Dış dünyaya bu ilk açılışımda yaşadıklarımı günlükler halinde kayıt altına almayı çok istiyordum. Fakat bu, sadece istemekle gerçekleşebilecek bir durum değildi. Dikkat, rikkat, enerji ve zaman istiyordu.
İlk günler zor geçti, bırakın günlük tutmayı zihnimi toparlamayı bile bir türlü başaramadım. Artık ne bekliyorsam, umduğum gibi bir ülke, coğrafya ve insan sarmalıyla karşılaşamamıştım. Herkes ve her şey olumsuz anlamda üstüme üstüme geliyordu. Neden sonra, bütün bu olumsuzlukların, kendimi birden bire içinde bulduğum gurbet ve yalnızlık duygusundan kaynaklandığını anladım. Coğrafyaya, insanlara, hatta kendime haksızlık ettiğimi fark ettim.

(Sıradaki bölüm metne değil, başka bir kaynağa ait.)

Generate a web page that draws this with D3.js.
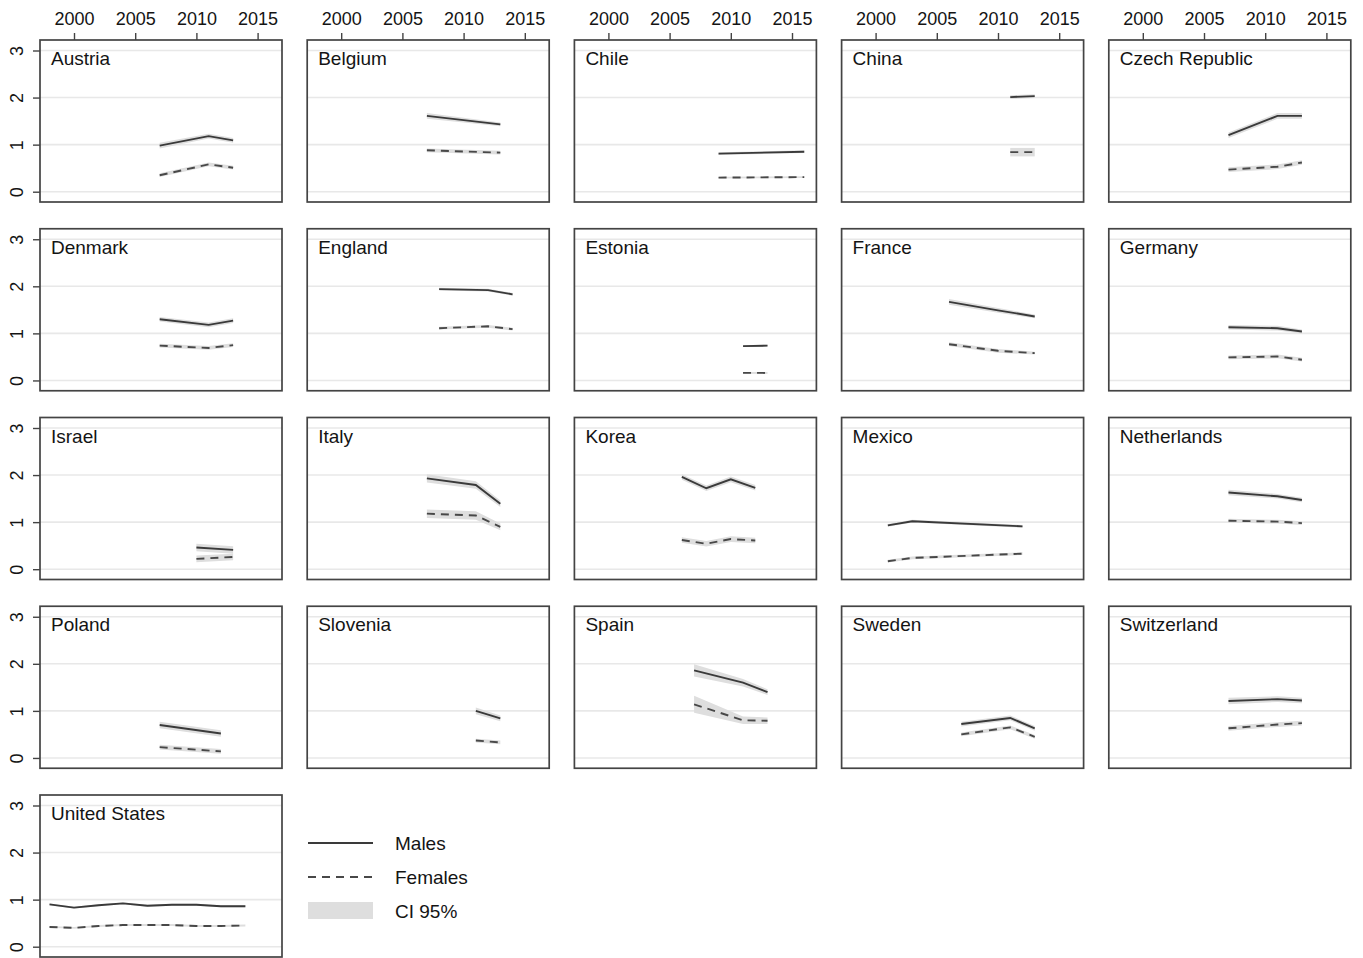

Mükafatım gecikmedi. Bu fark ediş sayesinde dikkate meyyal bir göz ile yazmaya teşne bir kalemi önümde hazır buldum.
Sözün kısası, gözlerim ve kalemim bana yeniden bağışlandı. Günlerce hiçbir şey yazamayan ben, yazı makinesine dönmüştüm. Bazen sadece yazı yazmak için rahatıma, uykuma kıyıyor, şehirden şehire, kasabadan kasabaya, insandan insana koşuyordum.